8. We commit to assuming best intentions, granting ourselves and others grace when mistakes are made, and approaching conflict with the goal of addressing and repairing.

9. Please think of community members when making decisions about autonomous action. Not everyone has consented to the same levels of risk, but everyone will be affected by decisions that community members make. 

10. We commit to not engaging with zionist counter-protestors. They seek to distract us, and we must remain steadfast and unified.

Cornell West, Susan Sarandon, Norman Finklestein, and Chris Smalls have all made appearances and encouraged the students. While encouraging, it is important that this movement remains self-governed and is not co-opted by outsiders and moderates. 

Arresting over 100 students has backfired on Columbia. While the arrests were taking place, other students moved to a different campus lawn to set up a new encampment. Protests in solidarity with the students have spawned around New York City. The University of North Carolina launched their own encampment protest, as has Yale, Emerson College, MIT, Tuft University, U.C. Berkeley, and the University of Michigan. Miami University in Ohio held a solidarity demo. Boston and Harvard University held walkouts. Student actions continue to spring up all across the U.S. and have jumped the ocean to include similar actions in the U.K. and Australia. 
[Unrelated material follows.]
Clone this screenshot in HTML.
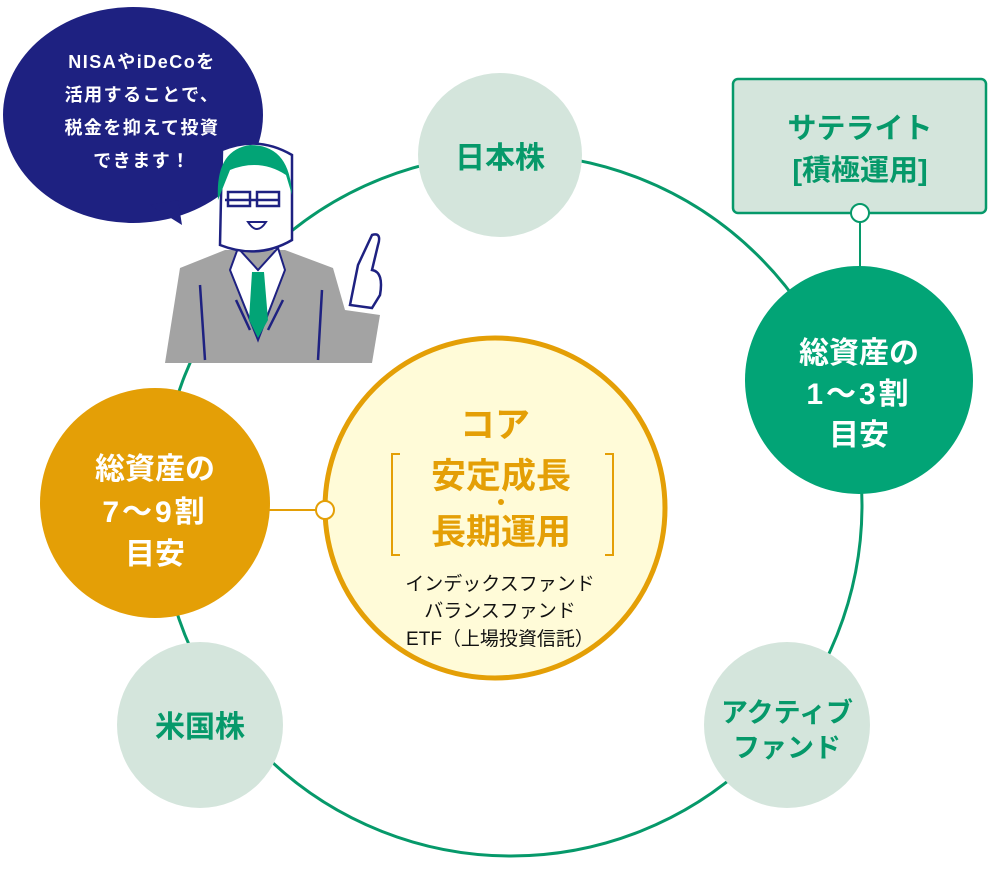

In the face of intense state violence and academic sanctions the Columbia student’s encampment is still going strong. However, in order to achieve their aims and express true solidarity with Palestine, the encampment must escalate towards revolutionary militancy. This means occupying more than the designated lawn. Most importantly, the groups who organized the encampments must become politically organized, and form democratic committees to resist all co-option, capitulation, and destruction of the encampment. Only by becoming organized can the student movement forge itself into a weapon of revolutionary action, and deal the university administrators and the zionists a devastating blow.